Первый путь начинается с философской рефлексии и изучения мира. Подобно тому как Авраам, задумавшись над устройством природы, пришел к вере в единого Творца, так и наука способна подвести разум к своего рода естественной теологии*. Небо, и земля, и все, что их наполняет,-это зримый иероглиф, аллегория, за которыми стоит высшая божественная реальность. Тут Филон в основном повторяет аргументы Анаксагора, Платона, Клеанфа. "Мысль, говорит он,-ведет нас к восприятию Бога как Души Вселенной" (27).
----------------------------------------------------------------------
* Такой взгляд на обращение Авраама Филон заимствовал из раввинских мидрашей
Однако, если Божество было бы только пневмой, одушевляющей мироздание, как думали стоики, интеллект мог бы до конца проникнуть в Его сущность. Начало же, Которое целиком вмещается в рамки человеческих понятий, не есть Начало абсолютное. Писание учит о Боге Живом и Сокровенном ("Святом"). То, что человек воспринимает как Душу мира,-не вся Его полнота. Сущий иноприроден твари. Намеки на это Филон находил у Платона, а если бы знал книги брахманов, то убедился бы, что в Индии идея непостижимости Божества была высказана еще раньше (См. т. III). И все же в западном мире Филон был первым, кто со всей определенностью утвердил апофатический, "отрицательный" принцип богословия.
"Не думаю,-писал он,-чтобы Сущее, каково Оно есть по Своей природе, могло бы быть познано каким-либо человеком... Поэтому нельзя Ему дать даже имени" (28). Все самые возвышенные определения Бога остаются в пределах частного, тварного, мыслимого. Бог же все превосходит. "Он лучше блага, прекраснее красоты, блаженнее счастья" (29). Создатель "больше и самой жизни", ибо Он ее источник и начало. Богослов может знать о Нем "только, что Он существует, а не то, каков Он есть" (30). Это первая и необходимая оговорка, предваряющая всякую мысль о Сверхбытии. Здесь сближаются Греция и Израиль, Китай и Индия. Впоследствии апофатизм Филона был целиком принят Отцами Церкви, которые учили о запредельности Бога почти в тех же выражениях, что и александрийский философ (31).
Но значит ли это, что Сущий безусловно непроницаем для твари? Если Он создает космос и открывает Себя людям, следовательно, есть нечто, связывающее "чистое Бытие" с миром, какое-то излияние Его, которое преодолевает бездну, отделяющую Абсолют от Вселенной. Иначе невозможна была бы и сама Библия. Именно она указывает на второй путь богопознания, доступный, правда, лишь избранникам. Таковым был патриарх Исаак, чье имя в переводе означает "радость", радость, даруемую любовью Божией. Она не может быть "достигнута", а свободно изливается в душу человека.

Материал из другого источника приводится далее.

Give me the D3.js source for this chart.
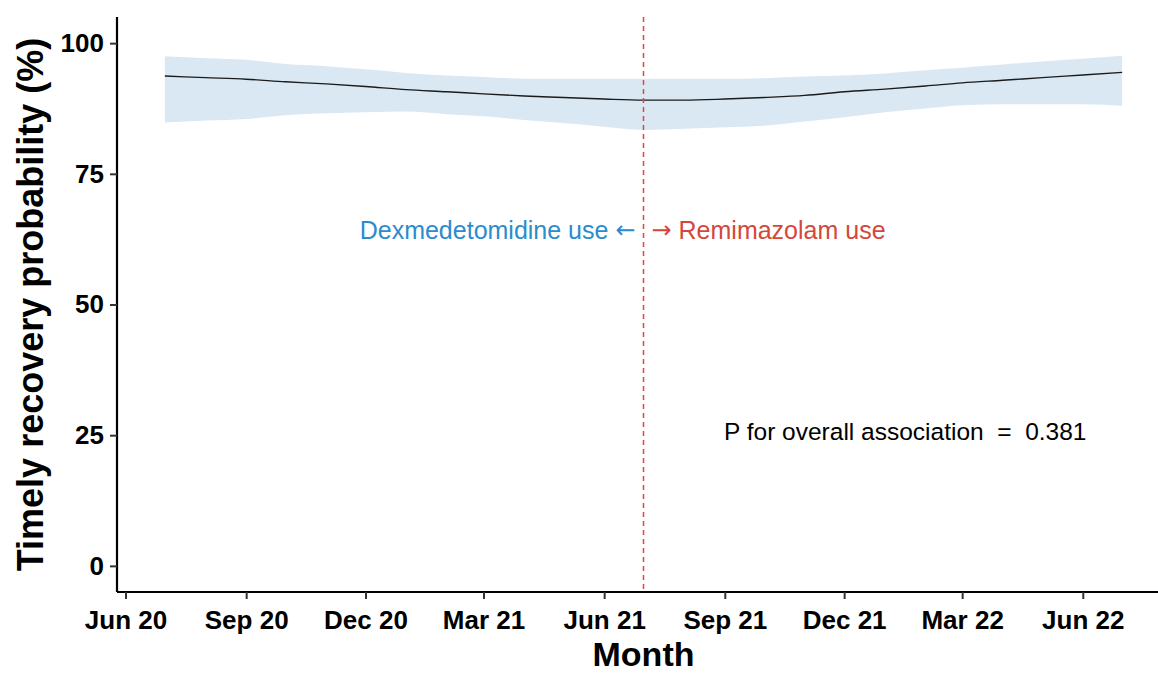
<!DOCTYPE html>
<html><head><meta charset="utf-8">
<script src="https://cdn.jsdelivr.net/npm/d3@7"></script>
<style>body{margin:0;background:#fff}svg{display:block}text{font-family:"Liberation Sans",Arial,sans-serif}</style>
</head><body><svg id="c" width="1158" height="675"></svg>
<script>
const months = ["2020-07","2020-08","2020-09","2020-10","2020-11","2020-12","2021-01","2021-02","2021-03","2021-04","2021-05","2021-06","2021-07","2021-08","2021-09","2021-10","2021-11","2021-12","2022-01","2022-02","2022-03","2022-04","2022-05","2022-06","2022-07"];
const fitValues   = [93.7,93.4,93.1,92.6,92.2,91.7,91.1,90.7,90.3,89.9,89.6,89.3,89.1,89.1,89.3,89.6,90.0,90.7,91.2,91.8,92.4,92.9,93.4,93.9,94.4];
const lowerValues = [84.8,85.2,85.5,86.2,86.6,86.8,86.9,86.4,86.0,85.3,84.7,84.0,83.4,83.6,83.9,84.2,85.0,85.8,86.8,87.5,88.1,88.3,88.3,88.3,88.0];
const upperValues = [97.5,97.1,96.8,96.0,95.6,95.0,94.3,93.8,93.5,93.2,93.2,93.2,93.2,93.2,93.2,93.3,93.6,93.8,94.2,94.8,95.3,95.9,96.5,97.0,97.6];
const xTickDates  = ["2020-06","2020-09","2020-12","2021-03","2021-06","2021-09","2021-12","2022-03","2022-06"];
const xTickLabels = ["Jun 20","Sep 20","Dec 20","Mar 21","Jun 21","Sep 21","Dec 21","Mar 22","Jun 22"];
const yTicks = [0,25,50,75,100];
const cutoffMonth = "2021-07";
const pText = "P for overall association  =  0.381";

const parse = d3.timeParse("%Y-%m");
const data = months.map((m,i)=>({d:parse(m), fit:fitValues[i], lo:lowerValues[i], hi:upperValues[i]}));

const svg = d3.select("#c");
const L=117, R=1170, T=17, B=592;
const ext = d3.extent(data, d=>d.d);
const span = ext[1]-ext[0];
const x = d3.scaleTime().domain([new Date(+ext[0]-span*0.05), new Date(+ext[1]+span*0.05)]).range([L,R]);
const y = d3.scaleLinear().domain([-5,105]).range([B,T]);

// ribbon
svg.append("path").datum(data)
  .attr("d", d3.area().x(d=>x(d.d)).y0(d=>y(d.lo)).y1(d=>y(d.hi)).curve(d3.curveMonotoneX))
  .attr("fill","#d9e8f3");
// line
svg.append("path").datum(data)
  .attr("d", d3.line().x(d=>x(d.d)).y(d=>y(d.fit)).curve(d3.curveMonotoneX))
  .attr("fill","none").attr("stroke","#1b1b1b").attr("stroke-width",1.4);

// cutoff
const cx = x(parse(cutoffMonth));
svg.append("line").attr("x1",cx).attr("x2",cx).attr("y1",T).attr("y2",B)
  .attr("stroke","#e0463a").attr("stroke-width",1.5).attr("stroke-dasharray","5,4");

// annotations
const ay = y(64.3);
const t1 = svg.append("text").attr("x",cx-8).attr("y",ay).attr("text-anchor","end").attr("dominant-baseline","central")
  .attr("font-size",25).attr("fill","#2b8ccd");
t1.append("tspan").text("Dexmedetomidine use ");
t1.append("tspan").style("font-family","DejaVu Sans").attr("font-size",24).text("\u2190");
const t2 = svg.append("text").attr("x",cx+8).attr("y",ay).attr("text-anchor","start").attr("dominant-baseline","central")
  .attr("font-size",25).attr("fill","#d4473a");
t2.append("tspan").style("font-family","DejaVu Sans").attr("font-size",24).text("\u2192");
t2.append("tspan").text(" Remimazolam use");
svg.append("text").attr("x",724).attr("y",y(25.7)).attr("dominant-baseline","central")
  .attr("font-size",24.5).attr("fill","#000").style("white-space","pre").text(pText);

// axes
const xAxis = d3.axisBottom(x).tickValues(xTickDates.map(parse)).tickFormat((d,i)=>xTickLabels[i]).tickSize(7).tickSizeOuter(0);
const gx = svg.append("g").attr("transform",`translate(0,${B})`).call(xAxis);
gx.select(".domain").attr("d",`M${L},0H1158`).attr("stroke","#000").attr("stroke-width",2.2);
gx.selectAll(".tick line").attr("stroke","#333").attr("stroke-width",2);
gx.selectAll(".tick text").attr("font-size",26).attr("font-weight","bold").attr("fill","#000").attr("dy","1.05em");

const yAxis = d3.axisLeft(y).tickValues(yTicks).tickSize(7).tickSizeOuter(0);
const gy = svg.append("g").attr("transform",`translate(${L},0)`).call(yAxis);
gy.select(".domain").attr("d",`M0,${T}V${B}`).attr("stroke","#000").attr("stroke-width",2.2);
gy.selectAll(".tick line").attr("stroke","#333").attr("stroke-width",2);
gy.selectAll(".tick text").attr("font-size",26).attr("font-weight","bold").attr("fill","#000").attr("x",-13);

svg.append("text").attr("x",(L+R)/2).attr("y",666).attr("text-anchor","middle")
  .attr("font-size",34).attr("font-weight","bold").text("Month");
svg.append("text").attr("transform",`translate(43,${(T+B)/2}) rotate(-90)`).attr("text-anchor","middle")
  .attr("font-size",36).attr("font-weight","bold").text("Timely recovery probability (%)");
</script></body></html>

Для Филона все это не умозрительные гипотезы. Он сам пережил состояния, которые сравнивал с тем "священным Мраком Синая", куда вступил Моисей (начиная с Филона, Синай станет образом, часто встречающимся у мистиков). Только пройдя через облако Синая, очистившись и поднявшись над тленным, дух может осмыслить свой неизреченный опыт хотя бы частично. "Не видим ли мы свет через него самого? Так и Бог, будучи Своим собственным сиянием, познается только через Себя",-говорит Филон (32). Человек должен быть открыт воздействию небесного света. "Подобно исступленным и корибантам, исполни себя вдохновенным безумием и даже так, как вдохновлялись пророки. Ибо мысль, охваченная божественным Откровением, уже не принадлежит себе, а прорывается из глубины, внушенная небесной волей, рожденная Реальностью, устремленная ввысь. Она несет в себе истину, указующую путь и устраняющую все преграды, так что путь становится ровным и по нему можно идти. Таков разум, повинующийся Богу" (33). Это близко к тому, что св. Григорий Назианзин выразит словами: "Богословие есть молитва".

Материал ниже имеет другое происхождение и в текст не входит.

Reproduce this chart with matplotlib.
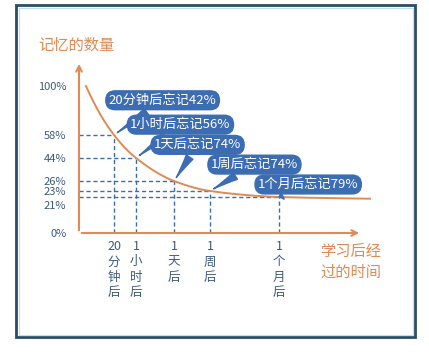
import numpy as np
import matplotlib
matplotlib.use('Agg')
import matplotlib.pyplot as plt
from matplotlib.patches import Rectangle
from matplotlib.transforms import ScaledTranslation

plt.rcParams['font.family'] = ['Noto Sans CJK SC', 'DejaVu Sans']

# data
stages = ['20\n分\n钟\n后', '1\n小\n时\n后', '1\n天\n后', '1\n周\n后', '1\n个\n月\n后']
hours = [1 / 3, 1, 24, 168, 720]
retained = [58, 44, 26, 23, 21]
bubble_text = ['20分钟后忘记42%', '1小时后忘记56%', '1天后忘记74%', '1周后忘记74%', '1个月后忘记79%']
curve_hours = [0, 1 / 3, 1, 24, 168, 720, 1440]
curve_retained = [100, 58, 44, 26, 23, 21, 20]
y_ticks = [0, 21, 23, 26, 44, 58, 100]

orange = '#e08a55'
blue = '#3c6db2'
navy = '#2a4d68'
label_col = '#3d5a80'

# the drawing is schematic, so both axes get a hand-made scale (value -> pixels)
x_anchor = np.array([0, 1 / 3, 1, 24, 168, 720, 1440])
x_px = np.array([7, 35, 57, 95, 131, 200, 291])
y_anchor = np.array([0, 21, 23, 26, 44, 58, 100])
y_px = np.array([0, 36, 42, 52, 75, 98, 147])


def interp_ext(v, xp, fp):
    v = np.asarray(v, dtype=float)
    out = np.interp(v, xp, fp)
    lo = v < xp[0]
    hi = v > xp[-1]
    out = np.where(lo, fp[0] + (v - xp[0]) * (fp[1] - fp[0]) / (xp[1] - xp[0]), out)
    out = np.where(hi, fp[-1] + (v - xp[-1]) * (fp[-1] - fp[-2]) / (xp[-1] - xp[-2]), out)
    return out


fx = (lambda v: interp_ext(v, x_anchor, x_px), lambda p: interp_ext(p, x_px, x_anchor))
fy = (lambda v: interp_ext(v, y_anchor, y_px), lambda p: interp_ext(p, y_px, y_anchor))


def pchip(x, y, xs):
    # monotone cubic through the points, just for drawing a smooth line
    x = np.asarray(x, float)
    y = np.asarray(y, float)
    h = np.diff(x)
    d = np.diff(y) / h
    m = np.zeros_like(y)
    for i in range(1, len(x) - 1):
        if d[i - 1] * d[i] > 0:
            w1 = 2 * h[i] + h[i - 1]
            w2 = h[i] + 2 * h[i - 1]
            m[i] = (w1 + w2) / (w1 / d[i - 1] + w2 / d[i])
    m[0] = d[0] * 1.3
    m[-1] = d[-1]
    idx = np.clip(np.searchsorted(x, xs) - 1, 0, len(h) - 1)
    t = (xs - x[idx]) / h[idx]
    h00 = 2 * t**3 - 3 * t**2 + 1
    h10 = t**3 - 2 * t**2 + t
    h01 = -2 * t**3 + 3 * t**2
    h11 = t**3 - t**2
    return h00 * y[idx] + h10 * h[idx] * m[idx] + h01 * y[idx + 1] + h11 * h[idx] * m[idx + 1]


fig = plt.figure(figsize=(4.29, 3.56), dpi=100)
fig.patch.set_facecolor('white')

W, H = 429, 356
ax_l, ax_b, ax_w, ax_h = 79, 233, 301, 175
ax = fig.add_axes([ax_l / W, 1 - ax_b / H, ax_w / W, ax_h / H])
ax.set_xscale('function', functions=fx)
ax.set_yscale('function', functions=fy)
ax.set_xlim(fx[1](0), fx[1](ax_w))
ax.set_ylim(fy[1](0), fy[1](ax_h))
for s in ax.spines.values():
    s.set_visible(False)
ax.patch.set_alpha(0)

# curve, smoothed in screen space
px = fx[0](curve_hours)
py = fy[0](curve_retained)
xs = np.linspace(px[0], px[-1], 300)
ys = pchip(px, py, xs)
ax.plot(fx[1](xs), fy[1](ys), color=orange, lw=1.4, clip_on=False, zorder=3)

# dashed guides
x0 = fx[1](0)
y0 = fy[1](0)
ax.hlines(retained, x0, hours, colors=blue, linestyles=(0, (3, 2)), lw=1)
ax.vlines(hours, y0, retained, colors=blue, linestyles=(0, (3, 2)), lw=1)

# axes arrows
ax.annotate('', xy=(283 / ax_w, 0), xytext=(0, 0), xycoords='axes fraction',
            arrowprops=dict(arrowstyle='->', color=orange, lw=1.5), zorder=4)
ax.annotate('', xy=(0, 172 / ax_h), xytext=(0, 0), xycoords='axes fraction',
            arrowprops=dict(arrowstyle='->', color=orange, lw=1.5), zorder=4)

ax.set_xticks(hours)
ax.set_xticklabels(stages, fontsize=9, color=label_col, linespacing=1.25, va='top')
ax.set_yticks(y_ticks)
ax.set_yticklabels([f'{v}%' for v in y_ticks], fontsize=8, color=label_col)
ax.tick_params(length=0, pad=9)
ax.tick_params(axis='x', pad=5)
# 21% is squeezed under 23%, nudge it down a little like the drawing
for lab in ax.get_yticklabels():
    if lab.get_text() == '21%':
        lab.set_transform(lab.get_transform() + ScaledTranslation(0, -6 / 72, fig.dpi_scale_trans))

# speech bubbles
offsets = [(35, 25), (32, 24), (17, 26), (32, 19), (21, 9)]
for h, r, txt, off in zip(hours, retained, bubble_text, offsets):
    ax.annotate(txt, xy=(h, r), xytext=off, textcoords='offset points',
                ha='center', va='center', fontsize=9.5, color='white',
                bbox=dict(boxstyle='round,pad=0.22,rounding_size=0.7', fc=blue, ec=blue),
                arrowprops=dict(arrowstyle='wedge,tail_width=0.6,shrink_factor=0.4',
                                fc=blue, ec=blue, shrinkB=3),
                zorder=5)

fig.text(38 / W, 1 - 45 / H, '记忆的数量', fontsize=11, color=orange, va='center', ha='left')
fig.text(320 / W, 1 - 243 / H, '学习后经\n过的时间', fontsize=11, color=orange,
         va='top', ha='left', linespacing=1.25)

# frame around everything
fig.patches.append(Rectangle((16 / W, 1 - 337 / H), 399 / W, 332 / H, transform=fig.transFigure,
                             fill=False, ec=navy, lw=2))
fig.patches.append(Rectangle((18.5 / W, 1 - 334.5 / H), 394 / W, 327 / H, transform=fig.transFigure,
                             fill=False, ec='#bfe0f0', lw=0.8))

fig.savefig('out.png', dpi=100)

Готовясь облечь в понятия тайну отношения Бога к Его созданию, Филон чувствовал великую ответственность и ждал озарения свыше. Однажды, когда он читал рассказ Книги Бытия о явлении Аврааму трех небесных мужей, его пронзила мысль: не указывают ли ангелы, сопровождавшие Господа, на какие-то Его свойства, доступные пониманию человека? Обратившись к толкованиям раввинов, философ нашел утвердительный ответ. Два ангела-это силы Божии. Сам Сущий "прост", то есть неразделен, но из недр Его, подобно языкам пламени, вырываются два потока. "Единый, реально существующий Бог обладает главным образом и прежде всего двумя свойствами: благостью и могуществом. Благостью Он создал мир, а правит им по Своему могуществу" (34). В самом деле, бессильная благость не может творить, а сила, лишенная добра, оборачивается тиранией.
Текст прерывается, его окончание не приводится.